→ **THE REQUEST**
All the data should be repeated exactly. Any image in it is left out.

• • • • •

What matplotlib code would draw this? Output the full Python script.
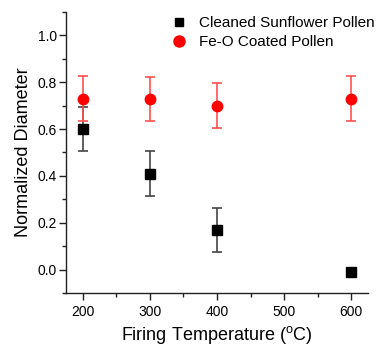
import matplotlib
matplotlib.use("Agg")
import matplotlib.pyplot as plt
from matplotlib.ticker import MultipleLocator
from matplotlib.lines import Line2D

plt.rcParams['font.family'] = ['Liberation Sans', 'DejaVu Sans']
plt.rcParams['mathtext.fontset'] = 'custom'
plt.rcParams['mathtext.rm'] = 'Liberation Sans'

# datos
temperaturas = [200, 300, 400, 600]
limpio = [0.60, 0.41, 0.17, -0.01]
limpio_err = [0.095, 0.095, 0.095, 0.0]
recubierto = [0.73, 0.73, 0.70, 0.73]
recubierto_err = [0.095, 0.094, 0.095, 0.095]
etiquetas = ['Cleaned Sunflower Pollen', 'Fe-O Coated Pollen']

fig = plt.figure(figsize=(3.83, 3.46), dpi=100)
ax = fig.add_axes([0.1723, 0.1532, 0.7887, 0.8121])

ax.errorbar(temperaturas, limpio, yerr=limpio_err, fmt='s', color='black',
            ecolor='#444444', elinewidth=1.2, capsize=3.5, capthick=1.2,
            markersize=6.5, zorder=2)
ax.errorbar(temperaturas, recubierto, yerr=recubierto_err, fmt='o', color='#ff0000',
            ecolor='#ff5050', elinewidth=1.2, capsize=3.5, capthick=1.2,
            markersize=7.5, zorder=3)

ax.set_xlim(175, 625)
ax.set_ylim(-0.1, 1.1)
ax.xaxis.set_minor_locator(MultipleLocator(50))
ax.yaxis.set_minor_locator(MultipleLocator(0.1))
ax.set_yticks([0.0, 0.2, 0.4, 0.6, 0.8, 1.0])
ax.set_xticks([200, 300, 400, 500, 600])

for lado in ['top', 'right']:
    ax.spines[lado].set_visible(False)
for lado in ['left', 'bottom']:
    ax.spines[lado].set_linewidth(1.0)
    ax.spines[lado].set_color('#222222')

ax.tick_params(which='major', length=5, width=1.0, color='#222222', labelsize=10, pad=1.5)
ax.tick_params(axis='x', which='major', pad=4)
ax.tick_params(which='minor', length=3, width=1.0, color='#222222')

ax.set_xlabel(r'Firing Temperature ($^\mathrm{o}$C)', fontsize=13, labelpad=3)
ax.set_ylabel('Normalized Diameter', fontsize=13, labelpad=4)

# leyenda solo con marcadores
handles = [Line2D([], [], ls='none', marker='s', color='black', markersize=6),
           Line2D([], [], ls='none', marker='o', color='#ff0000', markersize=8)]
ax.legend(handles, etiquetas, loc='upper left', bbox_to_anchor=(171 / 383, 1 - 16 / 346),
          bbox_transform=fig.transFigure, frameon=False, borderpad=0,
          handlelength=1.0, handletextpad=0.85, labelspacing=0.35,
          fontsize=11, borderaxespad=0)

fig.savefig('out.png', dpi=100)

• • • • •

→ **RESPONSE**
What matplotlib code would draw this? Output the full Python script.
import matplotlib
matplotlib.use("Agg")
import matplotlib.pyplot as plt
from matplotlib.ticker import MultipleLocator
from matplotlib.lines import Line2D

plt.rcParams['font.family'] = ['Liberation Sans', 'DejaVu Sans']
plt.rcParams['mathtext.fontset'] = 'custom'
plt.rcParams['mathtext.rm'] = 'Liberation Sans'

# datos
temperaturas = [200, 300, 400, 600]
limpio = [0.60, 0.41, 0.17, -0.01]
limpio_err = [0.095, 0.095, 0.095, 0.0]
recubierto = [0.73, 0.73, 0.70, 0.73]
recubierto_err = [0.095, 0.094, 0.095, 0.095]
etiquetas = ['Cleaned Sunflower Pollen', 'Fe-O Coated Pollen']

fig = plt.figure(figsize=(3.83, 3.46), dpi=100)
ax = fig.add_axes([0.1723, 0.1532, 0.7887, 0.8121])

ax.errorbar(temperaturas, limpio, yerr=limpio_err, fmt='s', color='black',
            ecolor='#444444', elinewidth=1.2, capsize=3.5, capthick=1.2,
            markersize=6.5, zorder=2)
ax.errorbar(temperaturas, recubierto, yerr=recubierto_err, fmt='o', color='#ff0000',
            ecolor='#ff5050', elinewidth=1.2, capsize=3.5, capthick=1.2,
            markersize=7.5, zorder=3)

ax.set_xlim(175, 625)
ax.set_ylim(-0.1, 1.1)
ax.xaxis.set_minor_locator(MultipleLocator(50))
ax.yaxis.set_minor_locator(MultipleLocator(0.1))
ax.set_yticks([0.0, 0.2, 0.4, 0.6, 0.8, 1.0])
ax.set_xticks([200, 300, 400, 500, 600])

for lado in ['top', 'right']:
    ax.spines[lado].set_visible(False)
for lado in ['left', 'bottom']:
    ax.spines[lado].set_linewidth(1.0)
    ax.spines[lado].set_color('#222222')

ax.tick_params(which='major', length=5, width=1.0, color='#222222', labelsize=10, pad=1.5)
ax.tick_params(axis='x', which='major', pad=4)
ax.tick_params(which='minor', length=3, width=1.0, color='#222222')

ax.set_xlabel(r'Firing Temperature ($^\mathrm{o}$C)', fontsize=13, labelpad=3)
ax.set_ylabel('Normalized Diameter', fontsize=13, labelpad=4)

# leyenda solo con marcadores
handles = [Line2D([], [], ls='none', marker='s', color='black', markersize=6),
           Line2D([], [], ls='none', marker='o', color='#ff0000', markersize=8)]
ax.legend(handles, etiquetas, loc='upper left', bbox_to_anchor=(171 / 383, 1 - 16 / 346),
          bbox_transform=fig.transFigure, frameon=False, borderpad=0,
          handlelength=1.0, handletextpad=0.85, labelspacing=0.35,
          fontsize=11, borderaxespad=0)

fig.savefig('out.png', dpi=100)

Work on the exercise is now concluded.